I allow myself this strange pleasure every night.
Hoarders really bothers me. It makes me feel uncomfortable and it makes me take a second look at my own messy spots, and wonder:
Could I become a hoarder?
If I'm not careful, could this be me?
Also, is my husband a hoarder?
Unlike hoarders, I love to get rid of things. I am always selling, donating, or throwing things away. However, it seems that no matter how much I do, our belongings muliply like gremlins exposed to water after midnight.
Please don't age me by telling me you don't know what a gremlin is.
Like the hoarders I see on the TV show, I have a hard time with certain items. I tend to hang on to books or items that might be useful someday. But they are never useful.
This closet is the embarrassment of my house. It's a large storage closet. And it's full. And disorganized. Chaotic. I can't stand opening the door. To find something in here involves taking everything out. And then putting it back. Too much work.
I just threw out an old sewing machine that wasn't worth keeping. I had been keeping it -- for the day I learned to sew -- since 2005. I don't know the first thing about it.
My husband never throws away a computer part. We have boxes and boxes overflowing with wires and hard drives and modems and cables and a bunch of stuff I know nothing about. They're all tangled and impossible to find.

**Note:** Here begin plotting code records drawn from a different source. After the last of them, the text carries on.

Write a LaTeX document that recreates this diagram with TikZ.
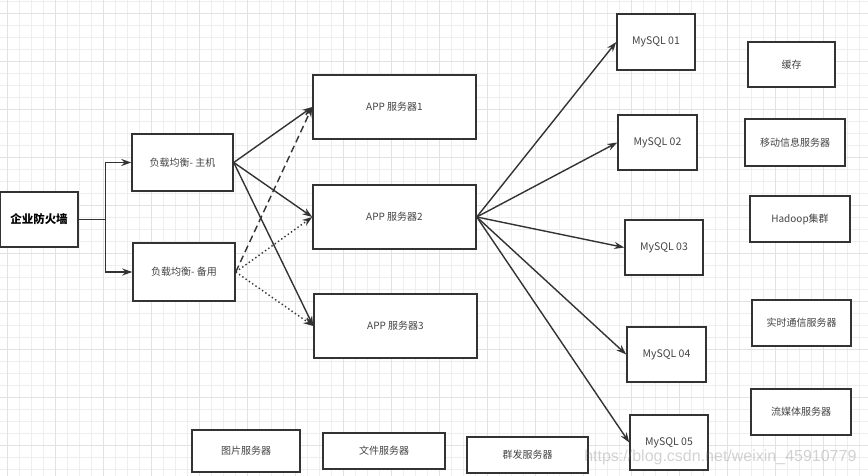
\documentclass[tikz,border=0pt]{standalone}
\usepackage{fontspec}
\setmainfont{Noto Sans CJK SC}
\setsansfont{Liberation Sans}
\usepackage{xcolor}
\usepackage{tikz}
\usetikzlibrary{arrows.meta,positioning,calc}
\definecolor{edgegray}{RGB}{51, 51, 51}
\definecolor{labelgray}{RGB}{68, 68, 68}
\definecolor{gridminor}{RGB}{238, 238, 238}
\definecolor{gridmajor}{RGB}{226, 226, 226}

\begin{document}
\begin{tikzpicture}[
    x=1pt, y=-1pt,
    box/.style={rectangle, draw=edgegray, fill=white, line width=1.5pt, text=labelgray, font=\fontsize{10}{12}\selectfont, inner sep=0pt},
    arrow/.style={line width=1.4pt, draw=edgegray, -{Stealth[length=10pt, width=7pt]}},
    dashedarrow/.style={arrow, dash pattern=on 7pt off 4pt},
    dottedarrow/.style={arrow, dash pattern=on 1.4pt off 2.6pt}
]
    \useasboundingbox (0,0) rectangle (868,476);
    \fill[white] (0,0) rectangle (868,476);
    % background grid
    \foreach \gx in {7,19,...,868} \draw[gridminor, line width=0.8pt] (\gx,0) -- (\gx,476);
    \foreach \gy in {1,13,...,476} \draw[gridminor, line width=0.8pt] (0,\gy) -- (868,\gy);
    \foreach \gx in {7,55,...,868} \draw[gridmajor, line width=0.9pt] (\gx,0) -- (\gx,476);
    \foreach \gy in {13,61,...,476} \draw[gridmajor, line width=0.9pt] (0,\gy) -- (868,\gy);

    \node[box, minimum width=78, minimum height=55, text=black, font=\fontsize{11.5}{13}\selectfont\bfseries] (fw) at (39, 219.5) {企业防火墙};

    \node[box, minimum width=101, minimum height=57] (lbm) at (182.5, 162.5) {负载均衡- 主机};
    \node[box, minimum width=102, minimum height=58] (lbb) at (184, 272) {负载均衡- 备用};

    \node[box, minimum width=163, minimum height=64] (app1) at (394.5, 107) {APP 服务器1};
    \node[box, minimum width=163, minimum height=64] (app2) at (394.5, 217) {APP 服务器2};
    \node[box, minimum width=163, minimum height=64] (app3) at (395.5, 326) {APP 服务器3};

    \node[box, minimum width=78, minimum height=56, font=\fontsize{10.5}{12}\selectfont] (db1) at (656, 42) {MySQL 01};
    \node[box, minimum width=79, minimum height=55, font=\fontsize{10.5}{12}\selectfont] (db2) at (657.5, 142.5) {MySQL 02};
    \node[box, minimum width=78, minimum height=55, font=\fontsize{10.5}{12}\selectfont] (db3) at (664, 247.5) {MySQL 03};
    \node[box, minimum width=79, minimum height=55, font=\fontsize{10.5}{12}\selectfont] (db4) at (666.5, 354.5) {MySQL 04};
    \node[box, minimum width=78, minimum height=55, font=\fontsize{10.5}{12}\selectfont] (db5) at (669, 442.5) {MySQL 05};

    \node[box, minimum width=87, minimum height=45] (cache) at (791.5, 64.5) {缓存};
    \node[box, minimum width=100, minimum height=47] (mobile) at (795, 142.5) {移动信息服务器};
    \node[box, minimum width=100, minimum height=46] (hadoop) at (800, 219) {Hadoop集群};
    \node[box, minimum width=99, minimum height=46] (rtc) at (801.5, 323) {实时通信服务器};
    \node[box, minimum width=100, minimum height=46] (media) at (801, 412) {流媒体服务器};

    \node[box, minimum width=108, minimum height=42] (img) at (246, 451) {图片服务器};
    \node[box, minimum width=122, minimum height=36] (file) at (384, 451) {文件服务器};
    \node[box, minimum width=121, minimum height=36] (mass) at (527.5, 455) {群发服务器};

    % firewall to load balancers
    \draw[arrow] (fw.east) -- ++(27,0) |- (lbm.west);
    \draw[arrow] (fw.east) -- ++(27,0) |- (lbb.west);

    % load balancers to app servers
    \draw[arrow] (lbm.east) -- (app1.west);
    \draw[arrow] (lbm.east) -- (app2.west);
    \draw[arrow] (lbm.east) -- (app3.west);
    \draw[dashedarrow] (lbb.east) -- (app1.west);
    \draw[dottedarrow] (lbb.east) -- (app2.west);
    \draw[dottedarrow] (lbb.east) -- (app3.west);

    % app server to databases
    \foreach \db in {db1,db2,db3,db4,db5}
        \draw[arrow] (app2.east) -- (\db.west);

    \node[text=gray, opacity=0.35, font=\sffamily\fontsize{16}{18}\selectfont, anchor=east] (mark) at (860, 457) {https://blog.csdn.net/weixin\_45910779};
\end{tikzpicture}
\end{document}
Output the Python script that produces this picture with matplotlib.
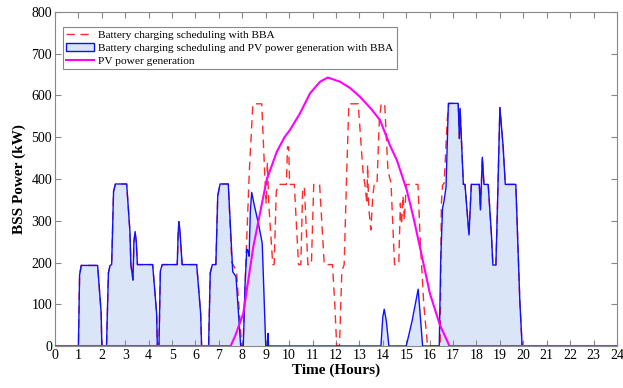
import numpy as np
import matplotlib
matplotlib.use("Agg")
import matplotlib.pyplot as plt

plt.rcParams['font.family'] = ['Liberation Serif', 'DejaVu Serif']

# shared night/morning part (no PV, both schedules identical)
morning_t = [0, 1.0, 1.05, 1.12, 1.82, 1.97, 2.0,
             2.2, 2.28, 2.35, 2.42, 2.5, 2.58, 3.06, 3.2, 3.24, 3.33, 3.37, 3.42, 3.47, 3.52, 4.17, 4.34, 4.37,
             4.44, 4.5, 4.58, 5.22, 5.26, 5.29, 5.33, 5.43, 6.05, 6.22, 6.26,
             6.56, 6.63, 6.72, 6.87, 6.95, 7.05, 7.40]
morning_p = [0, 0, 170, 193, 193, 80, 0,
             0, 175, 193, 195, 370, 388, 388, 274, 195, 158, 250, 274, 250, 195, 195, 78, 0,
             0, 180, 195, 195, 270, 298, 280, 195, 195, 78, 0,
             0, 175, 195, 195, 360, 388, 388]

# shared evening part
evening_t = [16.84, 17.22, 17.27, 17.3, 17.44, 17.51, 17.68, 17.78, 18.12, 18.17, 18.25, 18.32,
             18.5, 18.64, 18.7, 18.83, 18.9, 19.0, 19.14, 19.23, 19.68, 19.85, 19.95, 24]
evening_p = [581, 581, 497, 569, 387, 387, 266, 387, 387, 326, 452, 387,
             387, 266, 194, 194, 342, 571, 477, 387, 387, 110, 0, 0]

# midday, schedule with BBA only
bba_mid_t = [7.55, 7.75, 7.90, 7.97, 8.03, 8.15, 8.3, 8.45, 8.83, 8.95, 9.02, 9.07, 9.13, 9.3,
             9.36, 9.45, 9.54, 9.88, 9.93, 9.98, 10.02, 10.22, 10.4, 10.5, 10.58, 10.65, 10.8,
             10.95, 11.05, 11.3, 11.5, 11.85, 11.95, 12.03, 12.15, 12.25, 12.35, 12.45, 12.55,
             12.95, 13.15, 13.25, 13.32, 13.35, 13.4, 13.49, 13.57, 13.63, 13.75, 13.85, 13.93,
             14.08, 14.22, 14.35, 14.5, 14.68, 14.75, 14.8, 14.86, 14.92, 15.0, 15.5, 15.6,
             15.75, 15.91, 16.45, 16.5, 16.55, 16.62, 16.75, 16.82]
bba_mid_p = [200, 180, 60, 0, 0, 200, 420, 580, 580, 420, 340, 440, 340, 195,
             195, 370, 387, 387, 477, 477, 387, 387, 195, 195, 380, 380, 195,
             195, 387, 387, 195, 195, 100, 0, 0, 180, 195, 400, 580,
             580, 420, 380, 340, 434, 330, 278, 360, 385, 385, 540, 580,
             580, 420, 390, 195, 195, 342, 290, 360, 300, 387, 387, 250,
             100, 0, 0, 340, 385, 390, 540, 581]

# midday, schedule with BBA and PV generation
pv_mid_t = [7.59, 7.73, 7.93, 8.04, 8.12, 8.19, 8.24, 8.29, 8.34, 8.40, 8.5, 8.7, 8.85, 9.0,
            9.08, 9.1, 9.12, 13.92, 14.0, 14.06, 14.15, 14.26, 15.0, 15.25, 15.51, 15.7,
            16.41, 16.47, 16.55, 16.61, 16.7, 16.8]
pv_mid_p = [178, 166, 0, 0, 150, 232, 228, 215, 320, 368, 340, 290, 246, 0,
            0, 30, 0, 0, 70, 88, 60, 0, 0, 60, 136, 0,
            0, 200, 330, 346, 380, 581]

# PV power generation
pv_t = [0, 7.5, 7.7, 8.04, 8.47, 9.04, 9.47, 9.8, 10.03, 10.46, 10.89, 11.32, 11.65, 12.17,
        12.6, 13.02, 13.5, 13.88, 14.3, 14.6, 15.02, 15.3, 15.58, 16.01, 16.44, 16.8, 16.84, 24]
pv_p = [0, 0, 25, 78, 238, 398, 465, 500, 517, 557, 605, 633, 643, 633,
        618, 597, 568, 541, 481, 445, 374, 310, 238, 126, 50, 6, 0, 0]

bba_t = morning_t + bba_mid_t + evening_t
bba_p = morning_p + bba_mid_p + evening_p
both_t = morning_t + pv_mid_t + evening_t
both_p = morning_p + pv_mid_p + evening_p

fig = plt.figure(figsize=(6.23, 3.88), dpi=100)
ax = fig.add_axes([0.0883, 0.1082, 0.902, 0.861])

ax.fill_between(both_t, both_p, 0, color='#dae6f7', linewidth=0, zorder=1)
ax.plot(bba_t, bba_p, color='#ff2a2a', linestyle=(0, (6, 4)), linewidth=1.0, zorder=2)
ax.plot(both_t, both_p, color='#1010ff', linewidth=1.0, zorder=3)
ax.plot(pv_t, pv_p, color='#ff00ff', linewidth=1.5, zorder=4)

h_red = plt.Line2D([], [], color='#ff2a2a', linestyle=(0, (6, 4)), linewidth=1.0)
h_blue = matplotlib.patches.Patch(facecolor='#dae6f7', edgecolor='#1010ff', linewidth=1.0)
h_mag = plt.Line2D([], [], color='#ff00ff', linewidth=1.5)
leg = ax.legend([h_red, h_blue, h_mag],
                ['Battery charging scheduling with BBA',
                 'Battery charging scheduling and PV power generation with BBA',
                 'PV power generation'],
                loc='upper left', bbox_to_anchor=(0.014, 0.955), borderaxespad=0,
                fontsize=8.2, fancybox=False, framealpha=1, handlelength=2.4,
                labelspacing=0.25, borderpad=0.3, handletextpad=0.4)
leg.get_frame().set_edgecolor('#888888')
leg.get_frame().set_linewidth(0.8)

ax.set_xlim(0, 24)
ax.set_ylim(0, 800)
ax.set_xticks(np.arange(0, 25, 1))
ax.set_yticks(np.arange(0, 801, 100))
ax.tick_params(direction='in', top=True, right=True, length=4, width=0.8,
               color='#888888', labelsize=10, pad=2)
for s in ax.spines.values():
    s.set_color('#888888')
    s.set_linewidth(0.8)

ax.set_xlabel('Time (Hours)', fontsize=11, fontweight='bold', labelpad=1)
ax.set_ylabel('BSS Power (kW)', fontsize=11, fontweight='bold', labelpad=4)

fig.savefig('out.png', dpi=100)
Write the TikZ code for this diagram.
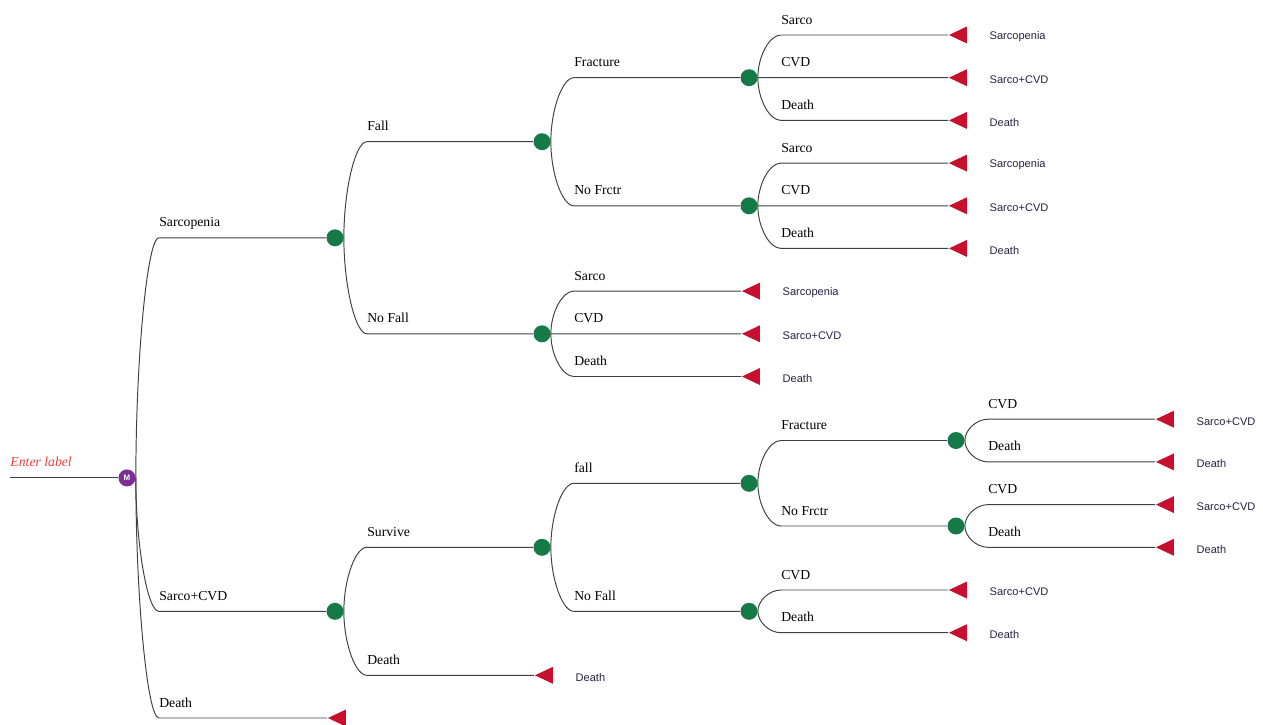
\documentclass[tikz,border=0pt]{standalone}
\usepackage{fontspec}
\setmainfont{Liberation Serif}
\newfontfamily\arialfont{Liberation Sans}
\usetikzlibrary{shapes.geometric,positioning,calc}
\definecolor{chancegreen}{RGB}{22,122,72}
\definecolor{termred}{RGB}{200,16,46}
\definecolor{markovpurple}{RGB}{122,48,150}
\definecolor{labelred}{RGB}{232,64,64}
\definecolor{endblue}{RGB}{40,34,64}

% branch from parent #1 to child #2, label #3
\newcommand\branch[3]{%
\draw[branchline] let \p1=(#1.east), \p2=(#2) in
  (\p1) .. controls ($(\p1)!0.5!(\x1,\y2)$) and ($(\x1,\y2)!0.5!(\x1+0.46cm,\y2)$) .. (\x1+0.46cm,\y2) -- (#2)
  node[blabel] at (\x1+0.46cm,\y2) {#3};}
% terminal node with its end text
\newcommand\leaf[4]{%
\node[term] (#1) at (#2,#3) {};
\node[endtext, right=0.44cm of #1] (#1t) {#4};}

\begin{document}
\begin{tikzpicture}[x=0.02cm,y=-0.02cm,
  branchline/.style={draw=black!75, line width=0.55pt},
  chance/.style={circle, fill=chancegreen, inner sep=0pt, minimum size=0.34cm},
  markov/.style={circle, fill=markovpurple, inner sep=0pt, minimum size=0.34cm,
    text=white, font=\arialfont\bfseries\fontsize{4.5}{4.5}\selectfont},
  term/.style={isosceles triangle, isosceles triangle stretches, shape border rotate=180,
    fill=termred, inner sep=0pt, minimum width=0.34cm, minimum height=0.36cm, anchor=apex},
  blabel/.style={anchor=base west, yshift=0.22cm, inner sep=0pt, font=\fontsize{7.8}{9}\selectfont},
  endtext/.style={inner sep=0pt, yshift=-0.04cm, text=endblue, font=\arialfont\fontsize{6.3}{7}\selectfont},
  ]
\useasboundingbox (0,0) rectangle (1263,724);

\coordinate (root) at (10,477.9);
\node[markov] (m) at (127,477.9) {M};
\draw[branchline] (root) -- (m)
  node[blabel, text=labelred, font=\itshape\fontsize{7.8}{9}\selectfont] at (root) {Enter label};

% chance nodes
\node[chance] (sarc) at (335,237.8) {};
\node[chance] (sacv) at (335,611.3) {};
\node[chance] (fall) at (542,141.7) {};
\node[chance] (nofall) at (542,333.8) {};
\node[chance] (surv) at (542,547.3) {};
\node[chance] (frac) at (749,77.7) {};
\node[chance] (nofrac) at (749,205.8) {};
\node[chance] (fall2) at (749,483.3) {};
\node[chance] (nofall2) at (749,611.3) {};
\node[chance] (frac2) at (956,440.5) {};
\node[chance] (nofrac2) at (956,526) {};

% terminals
\node[term] (mdth) at (327,718) {};
\leaf{sdth}{534}{675.3}{Death}
\leaf{nfs}{741}{291.1}{Sarcopenia}
\leaf{nfc}{741}{333.8}{Sarco+CVD}
\leaf{nfd}{741}{376.5}{Death}
\leaf{frs}{948}{35}{Sarcopenia}
\leaf{frc}{948}{77.7}{Sarco+CVD}
\leaf{frd}{948}{120.4}{Death}
\leaf{nrs}{948}{163.1}{Sarcopenia}
\leaf{nrc}{948}{205.8}{Sarco+CVD}
\leaf{nrd}{948}{248.4}{Death}
\leaf{n2c}{948}{590}{Sarco+CVD}
\leaf{n2d}{948}{632.7}{Death}
\leaf{f2c}{1155}{419.2}{Sarco+CVD}
\leaf{f2d}{1155}{461.9}{Death}
\leaf{r2c}{1155}{504.6}{Sarco+CVD}
\leaf{r2d}{1155}{547.3}{Death}

% branches
\foreach \src/\dst/\lbl in {m/sarc/Sarcopenia, m/sacv/Sarco+CVD, m/mdth/Death,
    sarc/fall/Fall, sarc/nofall/No Fall, sacv/surv/Survive, sacv/sdth/Death,
    fall/frac/Fracture, fall/nofrac/No Frctr,
    nofall/nfs/Sarco, nofall/nfc/CVD, nofall/nfd/Death,
    surv/fall2/fall, surv/nofall2/No Fall,
    frac/frs/Sarco, frac/frc/CVD, frac/frd/Death,
    nofrac/nrs/Sarco, nofrac/nrc/CVD, nofrac/nrd/Death,
    fall2/frac2/Fracture, fall2/nofrac2/No Frctr,
    nofall2/n2c/CVD, nofall2/n2d/Death,
    frac2/f2c/CVD, frac2/f2d/Death,
    nofrac2/r2c/CVD, nofrac2/r2d/Death}
  {\branch{\src}{\dst}{\lbl}}
\end{tikzpicture}
\end{document}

Cleaning my house is not on my list of favorite things to do. But I do it. I keep up with it using the filing card system. If I don't, I start to feel overwhelmed and don't know where to begin. My house is almost always passable on the cleaning front, but it takes a lot of discipline and self-direction to get it done. I am not a natural-born housekeeper.
So I wonder what triggers a person to hoard. If I'm honest with myself, I can see hoarding tendencies in both me and my husband, and even in our oldest daughter. I wonder if there are many, many people like us, who would hoard if not for the self-imposed structure and limitations. Or, are those self-imposed limitations the very thing that makes me NOT a hoarder at all...just a perfectionist?
I'll leave you with that thought, and I welcome your replies. I have to get back to cleaning my bathroom now. I stopped mid-chore to write this blog post. I'm a terrific procrastinator.